Thursday, July 31, 2008

Use of Web 2.0 Tools

Back in the spring Forrester released a report that predicted that enterprise spending on Web 2.0 technologies will grow to $4.6 billion by 2013. Since they estimate $764 million in 2008, that’s a high rate of growth! That alone is interesting, but what I thought was especially interesting was the fact that they find enterprises currently spending more on internal uses of Web 2.0 tools than on customer-facing uses. Forrester expects that trend to reverse by next year, with customer-facing uses taking precedence and growing faster over the next five years. You'll find more detail here.

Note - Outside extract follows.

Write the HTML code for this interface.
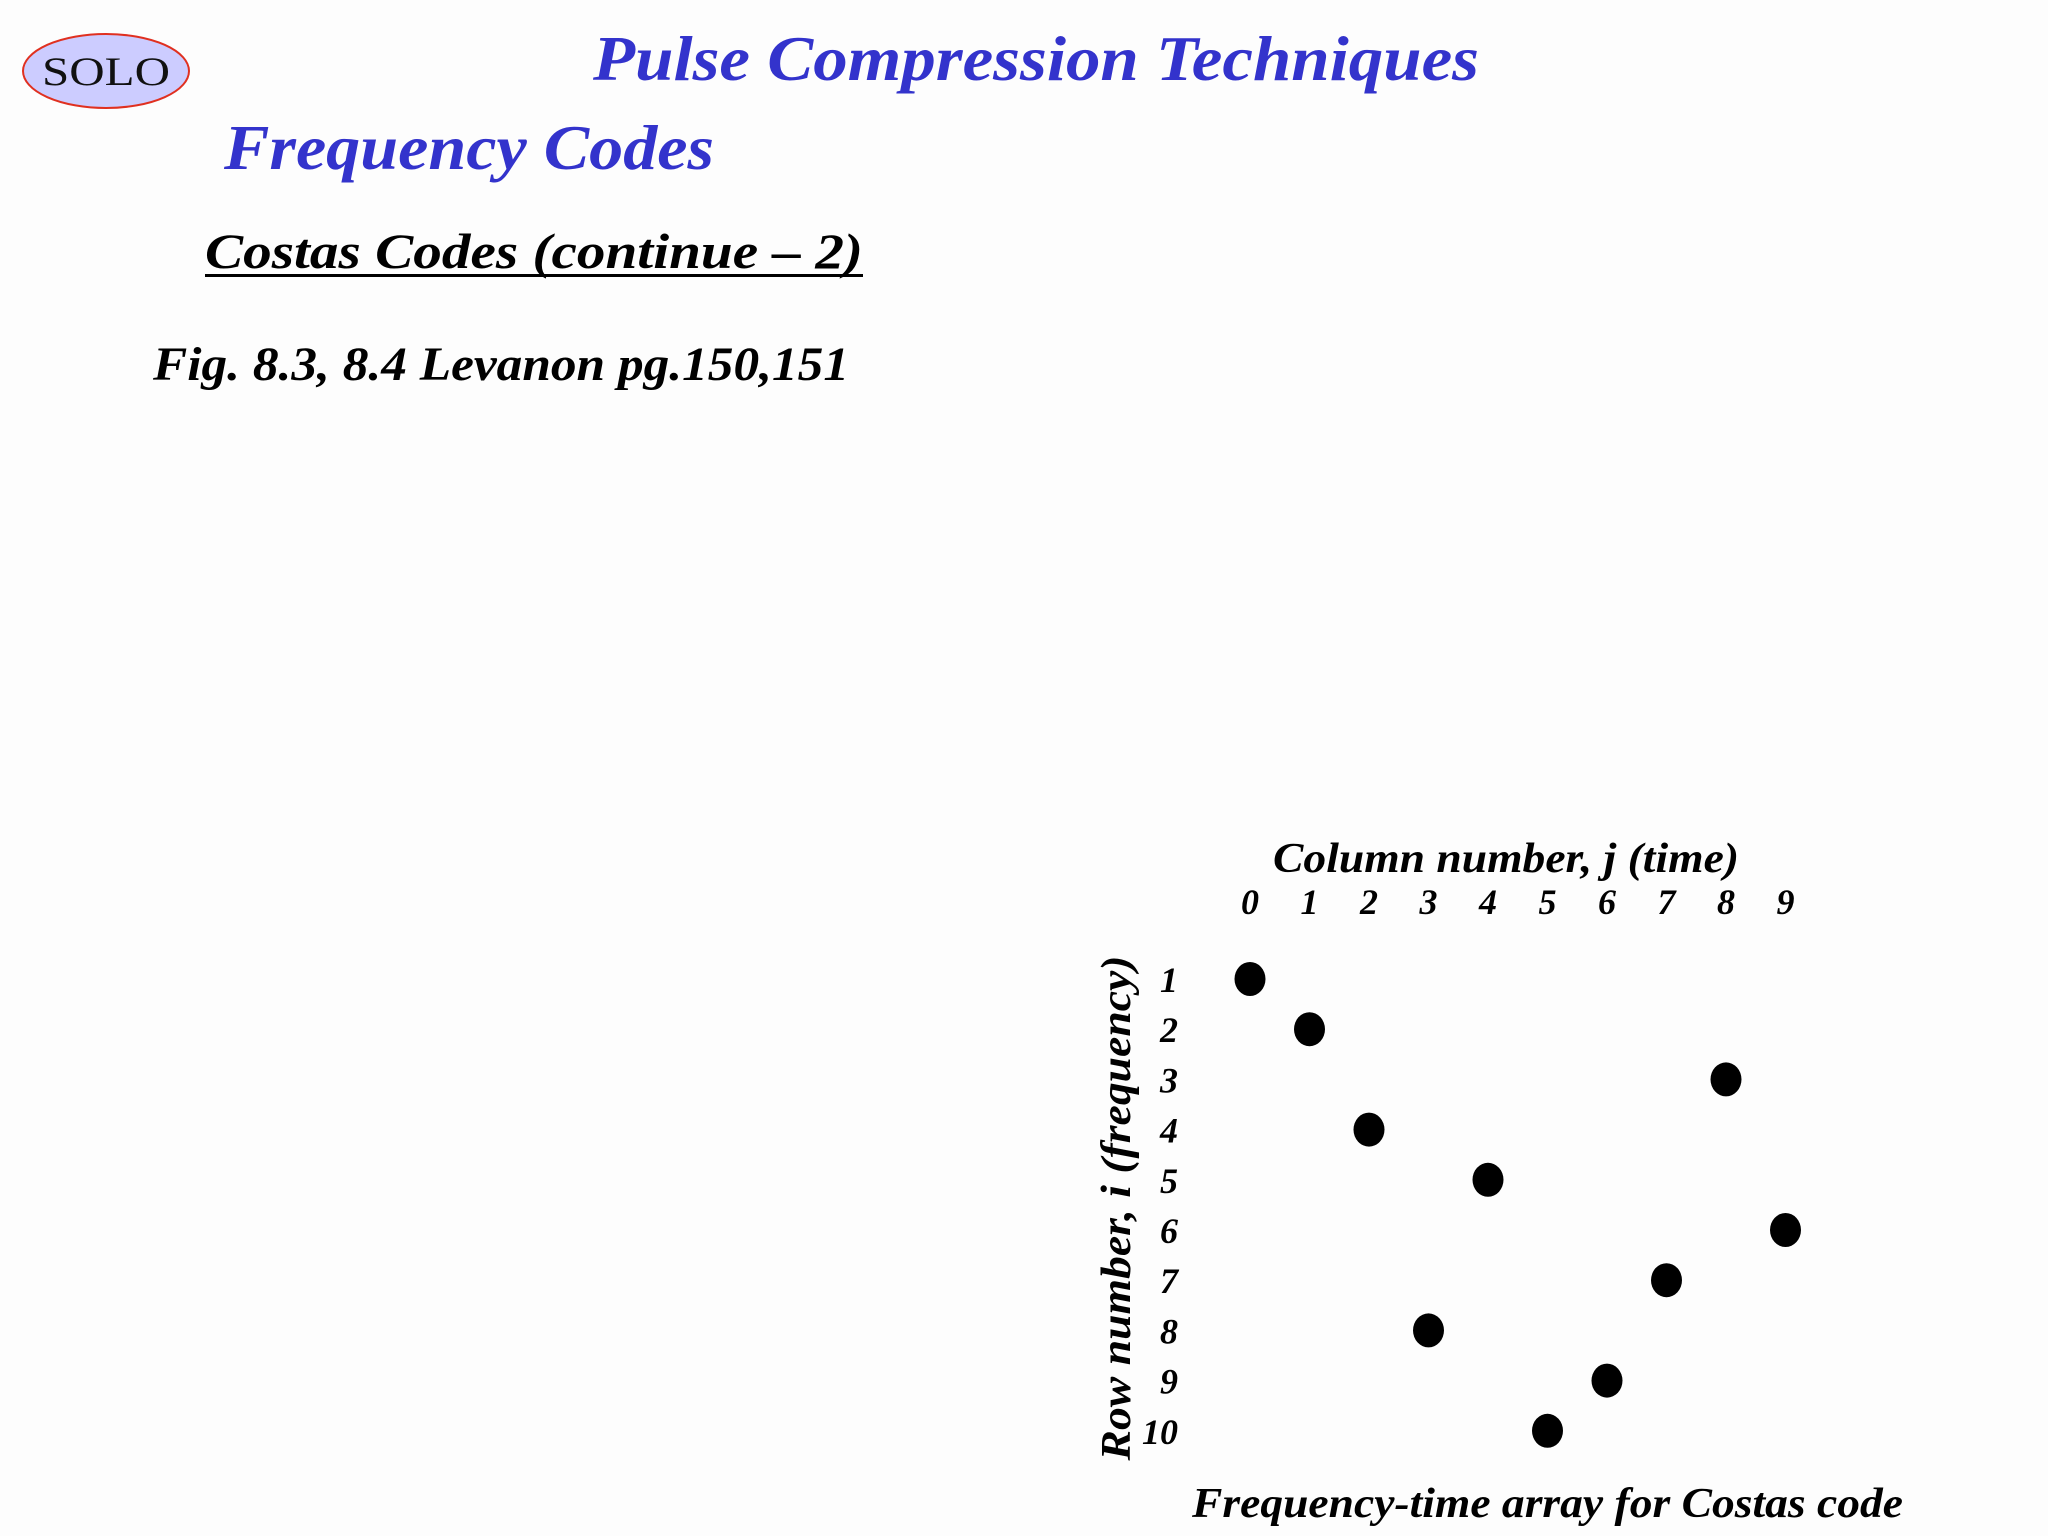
<!DOCTYPE html>
<html><head><meta charset="utf-8"><style>
html,body{margin:0;padding:0;background:#fdfdfd;}
svg{display:block;font-family:"Liberation Serif",serif;}
</style></head><body>
<svg width="2048" height="1536" viewBox="0 0 2048 1536">
<rect width="2048" height="1536" fill="#fdfdfd"/>
<g>
<ellipse cx="106" cy="71" rx="83" ry="37" fill="#ccccff" stroke="#e03020" stroke-width="2"/>
<text x="106" y="85" font-size="40" text-anchor="middle" fill="#111" textLength="128" lengthAdjust="spacingAndGlyphs">SOLO</text>
</g>
<text x="593" y="80" font-size="64" font-weight="bold" font-style="italic" fill="#3333cc" textLength="886" lengthAdjust="spacingAndGlyphs">Pulse Compression Techniques</text>
<text x="224" y="169" font-size="64" font-weight="bold" font-style="italic" fill="#3333cc" textLength="490" lengthAdjust="spacingAndGlyphs">Frequency Codes</text>
<text x="205" y="268" font-size="50" font-weight="bold" font-style="italic" fill="#000" textLength="658" lengthAdjust="spacingAndGlyphs">Costas Codes (continue – 2)</text>
<rect x="205" y="274" width="658" height="3" fill="#000"/>
<text x="153" y="380" font-size="48" font-weight="bold" font-style="italic" fill="#000" textLength="696" lengthAdjust="spacingAndGlyphs">Fig. 8.3, 8.4 Levanon pg.150,151</text>
<g id="chart">
<text x="1273" y="872" font-size="42" font-weight="bold" font-style="italic" textLength="466" lengthAdjust="spacingAndGlyphs">Column number, j (time)</text>
<text transform="translate(1130,1208) rotate(-90)" font-size="42" font-weight="bold" font-style="italic" text-anchor="middle" textLength="505" lengthAdjust="spacingAndGlyphs">Row number, i (frequency)</text>
<text x="1192" y="1517" font-size="42" font-weight="bold" font-style="italic" textLength="711" lengthAdjust="spacingAndGlyphs">Frequency-time array for Costas code</text>
</g>
</svg>
<script>
const colLabels = ["0","1","2","3","4","5","6","7","8","9"];
const rowLabels = ["1","2","3","4","5","6","7","8","9","10"];
const dotCols = [0,1,8,2,4,9,7,3,6,5];
const dotRows = [1,2,3,4,5,6,7,8,9,10];
const NS = "http://www.w3.org/2000/svg";
const chart = document.getElementById("chart");
function xCol(j){ return 1250 + j * 59.5; }
function yRow(i){ return 979 + (i - 1) * 50.2; }
colLabels.forEach((t, j) => {
  const el = document.createElementNS(NS, "text");
  el.setAttribute("x", xCol(j)); el.setAttribute("y", 914);
  el.setAttribute("font-size", "36"); el.setAttribute("font-weight", "bold");
  el.setAttribute("font-style", "italic"); el.setAttribute("text-anchor", "middle");
  el.textContent = t;
  
  
  chart.appendChild(el);
});
rowLabels.forEach((t, k) => {
  const el = document.createElementNS(NS, "text");
  el.setAttribute("x", 1178); el.setAttribute("y", yRow(k + 1) + 13);
  el.setAttribute("font-size", "36"); el.setAttribute("font-weight", "bold");
  el.setAttribute("font-style", "italic"); el.setAttribute("text-anchor", "end");
  el.textContent = t;
  
  
  chart.appendChild(el);
});
dotCols.forEach((j, k) => {
  const el = document.createElementNS(NS, "ellipse");
  el.setAttribute("cx", xCol(j)); el.setAttribute("cy", yRow(dotRows[k]));
  el.setAttribute("rx", 15.5); el.setAttribute("ry", 17);
  el.setAttribute("fill", "#000");
  
  
  chart.appendChild(el);
});
</script>
</body></html>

McKinsey has just released a study that sheds more light on what’s going on. They also find companies using Web 2.0 tools more for internal purposes than for external. Web services leads the way because this collective set of tools makes it easier to exchange information and conduct transactions; the importance of both being obvious. Nevertheless, the lowest rate of usage is with partners and suppliers where both information sharing and ease of transactions are key to smoothly-functioning supply chains.

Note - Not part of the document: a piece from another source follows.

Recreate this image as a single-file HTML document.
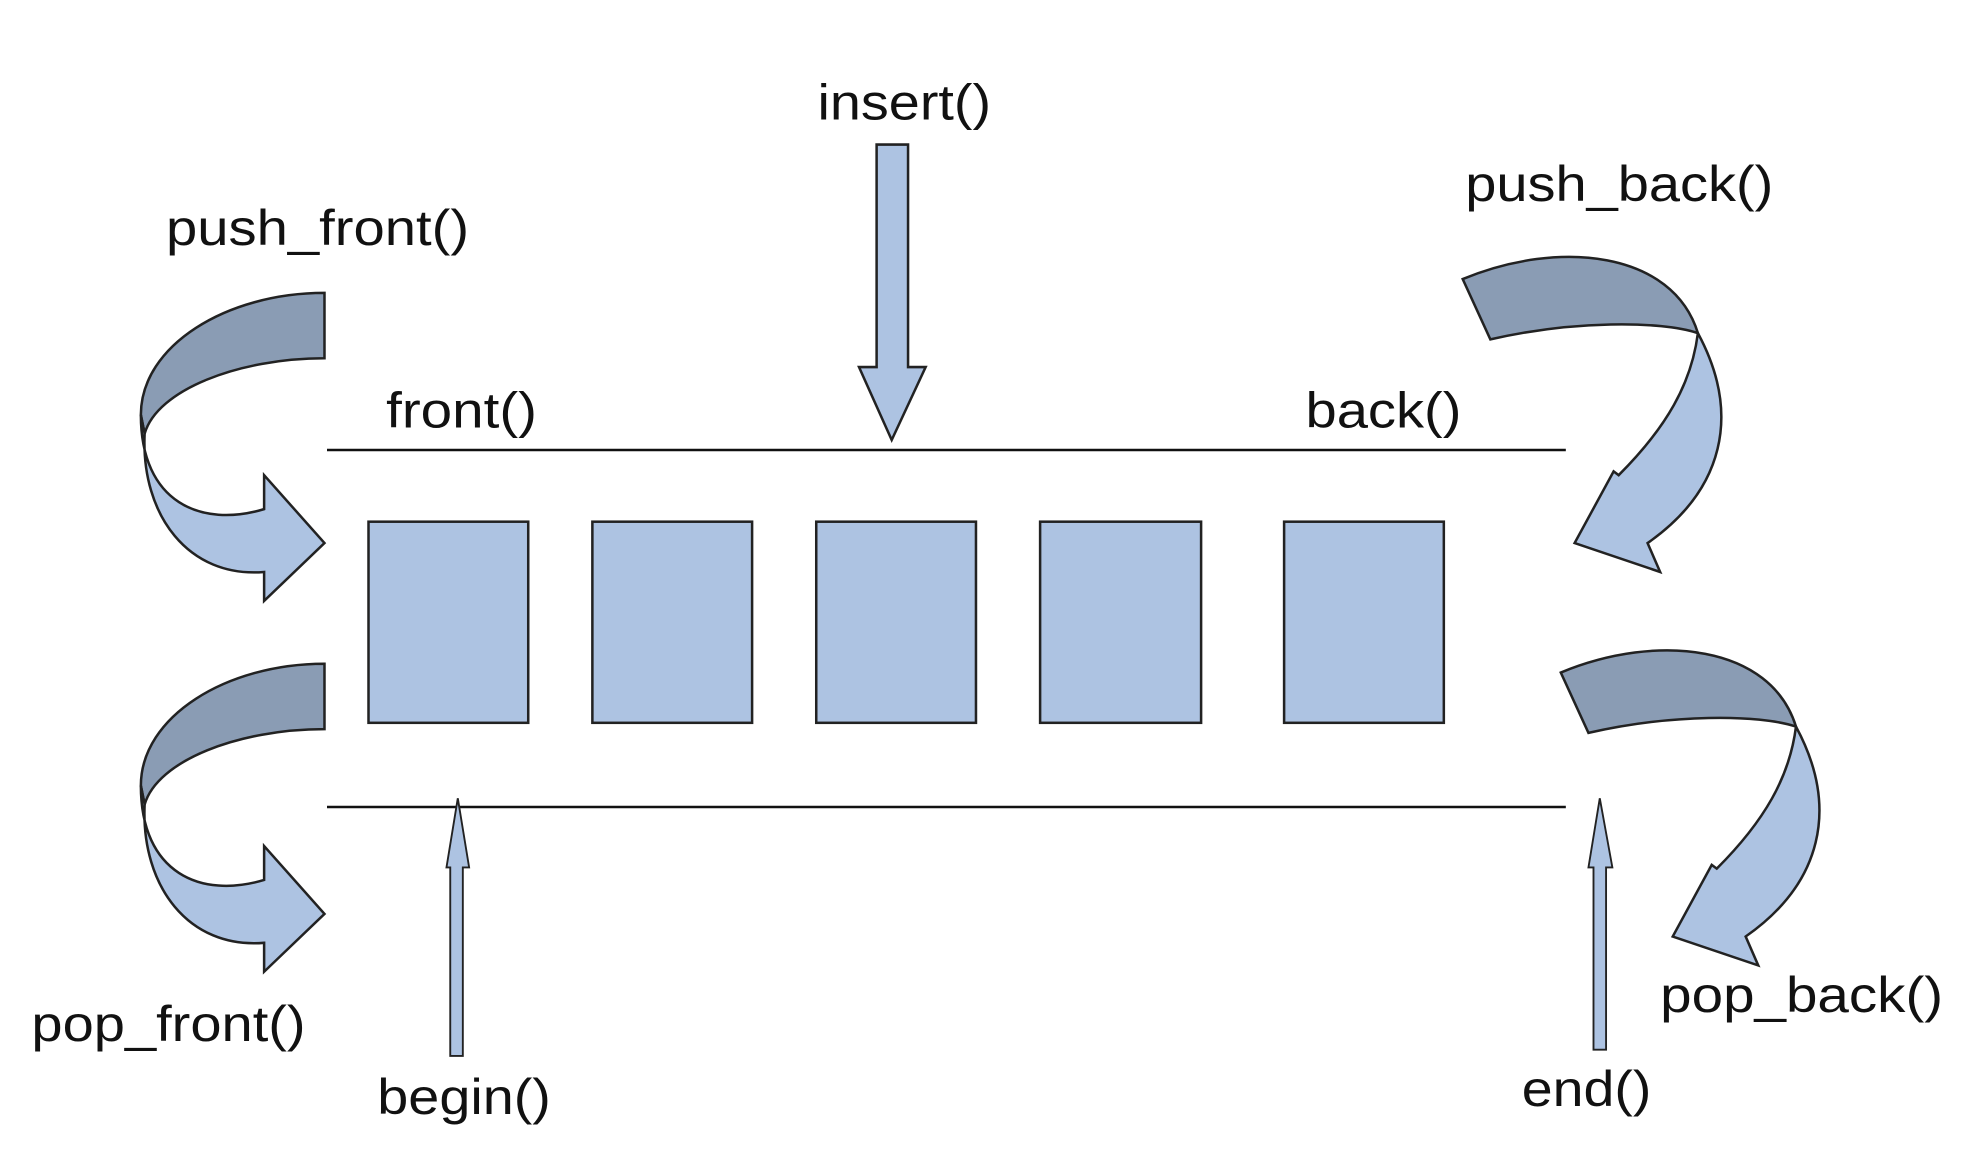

The McKinsey study also finds differences in satisfaction with results of using Web 2.0 tools, with only 21% extremely or very satisfied with their experiences with both internal and external uses. There are also substantial global differences in the use of tools (enterprises in the US are more likely to use social networks, for example). They note that the list of tools was expanded for this study; I wonder if that will be an annual occurrence! The entire report can be accessed on the McKinsey Quarterly site (free registration required).

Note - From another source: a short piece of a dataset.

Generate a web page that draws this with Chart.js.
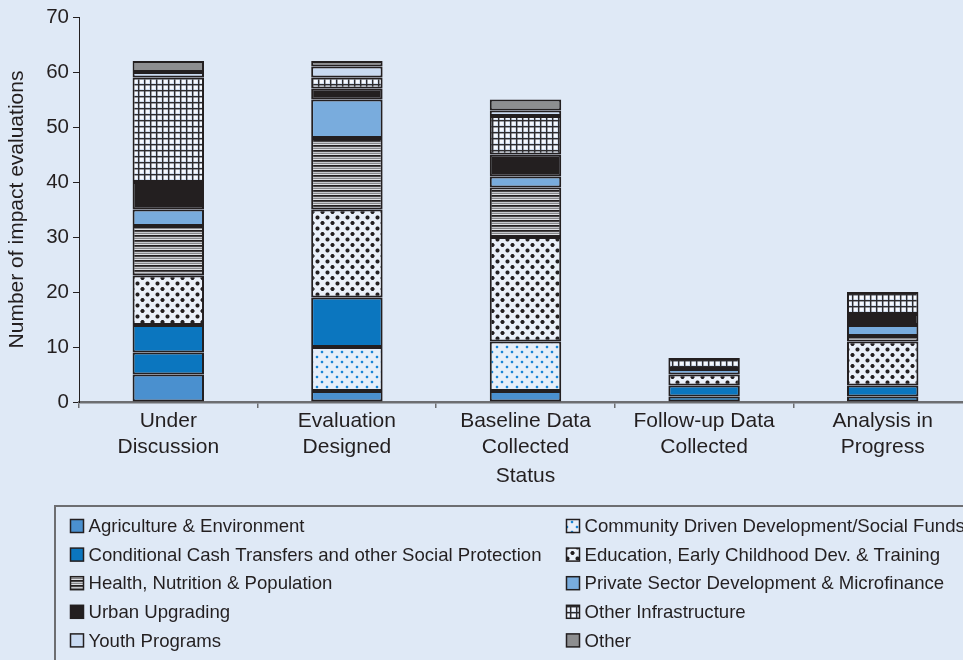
<!DOCTYPE html>
<html>
<head>
<meta charset="utf-8">
<script src="https://cdn.jsdelivr.net/npm/chart.js@4.4.1/dist/chart.umd.min.js"></script>
<style>
  html, body { margin: 0; padding: 0; background: #dfe9f6; overflow: hidden; }
  #wrap { width: 975px; height: 660px; }
</style>
</head>
<body>
<div id="wrap"><canvas id="c" width="975" height="660"></canvas></div>
<script>
// ---- data ----
const categories = [['Under', 'Discussion'], ['Evaluation', 'Designed'], ['Baseline Data', 'Collected'], ['Follow-up Data', 'Collected'], ['Analysis in', 'Progress']];
const seriesNames = [
  'Agriculture & Environment',
  'Community Driven Development/Social Funds',
  'Conditional Cash Transfers and other Social Protection',
  'Education, Early Childhood Dev. & Training',
  'Health, Nutrition & Population',
  'Private Sector Development & Microfinance',
  'Urban Upgrading',
  'Other Infrastructure',
  'Youth Programs',
  'Other'
];
const agriculture    = [5, 2, 2, 0, 0];
const communityDev   = [4, 8, 9, 1, 1];
const cashTransfers  = [5, 9, 0, 2, 2];
const education      = [9, 16, 19, 2, 8];
const health         = [9, 13, 9, 0, 1];
const privateSector  = [3, 7, 2, 1, 2];
const urban          = [5, 2, 4, 0, 2];
const otherInfra     = [19, 2, 7, 2, 4];
const youth          = [1, 2, 1, 0, 0];
const other          = [2, 1, 2, 0, 0];
const yTicks = [0, 10, 20, 30, 40, 50, 60, 70];

// ---- styles ----
const INK = '#231f20';
const FONT = '"Liberation Sans", Arial, sans-serif';
const BG = '#dfe9f6';

function makePattern(w, h, draw) {
  const c = document.createElement('canvas');
  c.width = w; c.height = h;
  const g = c.getContext('2d');
  draw(g, w, h);
  return document.getElementById('c').getContext('2d').createPattern(c, 'repeat');
}
const cddPattern = makePattern(10, 10, (g, w, h) => {
  g.fillStyle = '#e6eef9'; g.fillRect(0, 0, w, h);
  g.fillStyle = 'rgba(26,133,214,0.35)';
  g.fillRect(0, 1.5, 4, 1); g.fillRect(1.5, 0, 1, 4);
  g.fillRect(5, 6.5, 4, 1); g.fillRect(6.5, 5, 1, 4);
  g.fillStyle = '#1a85d6';
  g.fillRect(1, 1, 2, 2); g.fillRect(6, 6, 2, 2);
});
const eduPattern = makePattern(10, 11, (g, w, h) => {
  g.fillStyle = '#eaf0f9'; g.fillRect(0, 0, w, h);
  g.fillStyle = INK;
  const plus = (x, y) => { g.fillRect(x - 2, y - 1, 4, 2); g.fillRect(x - 1, y - 2, 2, 4); g.fillRect(x - 1.5, y - 1.5, 3, 3); };
  plus(2.5, 3); plus(7.5, 8.5);
});
const healthPattern = makePattern(8, 5, (g, w, h) => {
  g.fillStyle = '#f4f6fa'; g.fillRect(0, 0, w, h);
  g.fillStyle = INK; g.fillRect(0, 0, w, 1.8);
  g.fillStyle = '#858689'; g.fillRect(0, 2.6, w, 1.6);
});
const infraPattern = makePattern(6, 6, (g, w, h) => {
  g.fillStyle = '#d3dff0'; g.fillRect(0, 0, w, h);
  g.fillStyle = '#f7f9fd'; g.fillRect(1.5, 1.5, 3.5, 3.5);
  g.fillStyle = '#2e2c2e';
  g.fillRect(0, 0, w, 1.4); g.fillRect(0, 0, 1.4, h);
});

const CCT_BLUE = '#0b76bf';
const series = [
  { data: agriculture,   bg: '#4a90cf' },
  { data: communityDev,  bg: [CCT_BLUE, cddPattern, cddPattern, CCT_BLUE, CCT_BLUE], legend: cddPattern },
  { data: cashTransfers, bg: CCT_BLUE },
  { data: education,     bg: eduPattern },
  { data: health,        bg: healthPattern },
  { data: privateSector, bg: '#79acdd' },
  { data: urban,         bg: INK },
  { data: otherInfra,    bg: infraPattern },
  { data: youth,         bg: '#c9daf1' },
  { data: other,         bg: '#8d8e90' }
];

const datasets = series.map((s, i) => ({
  label: seriesNames[i],
  data: s.data,
  backgroundColor: s.bg,
  legendFill: s.legend || s.bg,
  borderColor: INK,
  borderWidth: 2,
  borderSkipped: false,
  barPercentage: 0.4,
  categoryPercentage: 1.0
}));

const bgPlugin = {
  id: 'bg',
  beforeDraw(chart) {
    const ctx = chart.ctx;
    ctx.save();
    ctx.fillStyle = BG;
    ctx.fillRect(0, 0, chart.width, chart.height);
    ctx.restore();
  }
};

const legendPlugin = {
  id: 'customLegend',
  afterDraw(chart) {
    const ctx = chart.ctx;
    ctx.save();
    ctx.strokeStyle = '#6d6e71';
    ctx.lineWidth = 2;
    ctx.beginPath();
    ctx.moveTo(55, 700); ctx.lineTo(55, 506); ctx.lineTo(1000, 506);
    ctx.stroke();
    ctx.font = '18.6px ' + FONT;
    ctx.textBaseline = 'middle';
    chart.data.datasets.forEach((ds, i) => {
      const col = i % 2, row = Math.floor(i / 2);
      const bx = col === 0 ? 70.5 : 566.5;
      const by = 519.5 + row * 28.6;
      ctx.fillStyle = ds.legendFill;
      ctx.fillRect(bx, by, 13, 13);
      ctx.strokeStyle = INK;
      ctx.lineWidth = 1.5;
      ctx.strokeRect(bx, by, 13, 13);
      ctx.fillStyle = INK;
      ctx.fillText(ds.label, bx + 18, by + 7.5);
    });
    ctx.restore();
  }
};

new Chart(document.getElementById('c'), {
  type: 'bar',
  data: { labels: categories, datasets },
  options: {
    responsive: false,
    animation: false,
    layout: { padding: { top: 17, bottom: 166, left: 0, right: 3 } },
    plugins: { legend: { display: false }, tooltip: { enabled: false } },
    scales: {
      x: {
        stacked: true,
        grid: { offset: true, drawOnChartArea: false, drawTicks: true, tickLength: 6, color: '#6d6e71', lineWidth: 1.5 },
        border: { color: '#6d6e71', width: 2.5 },
        ticks: { color: INK, font: { family: FONT, size: 21, lineHeight: 1.24 }, padding: 0, maxRotation: 0, autoSkip: false },
        title: { display: true, text: 'Status', color: INK, font: { family: FONT, size: 21 }, padding: { top: 0, bottom: 5 } },
        afterFit(scale) { scale.height = 92; }
      },
      y: {
        stacked: true,
        min: 0, max: 70,
        afterBuildTicks(scale) { scale.ticks = yTicks.map(v => ({ value: v })); },
        grid: { drawOnChartArea: false, drawTicks: true, tickLength: 6, color: INK, lineWidth: 1 },
        border: { color: INK, width: 1 },
        ticks: { color: INK, font: { family: FONT, size: 20.5 }, padding: 4 },
        title: { display: true, text: 'Number of impact evaluations', color: INK, font: { family: FONT, size: 21 }, padding: { top: 5, bottom: 0 } },
        afterFit(scale) { scale.width = 79; }
      }
    }
  },
  plugins: [bgPlugin, legendPlugin]
});
</script>
</body>
</html>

One of the breakdowns by satisfaction level concerns the barriers to successful deployment of Web 2.0 tools. None of them are surprising--except maybe that 25% say there are no barriers. Only 15% of respondents say that the leadership of their companies doesn’t encourage the use of Web 2.0 technologies, but 49% of respondents who are not satisfied with their Web 2.0 results say that. Why does that not surprise me!

I see two major take-aways from these two important studies:

1. Internal use of Web 2.0 technologies provides important benefits to the enterprise. Improving business operations in a variety of ways is the obvious one. Making the enterprise comfortable with the technologies and the changes they require—in management and in dealing with customers—is less obvious but perhaps more important in the long run.

2. The leadership of top management is needed to facilitate the adoption of Web 2.0 tools in the enterprise. Without it, there will be less use of important new technologies and the uses that are implemented will have less satisfactory results.

Important lessons about marketing in the Web 2.0 world have been reinforced once again!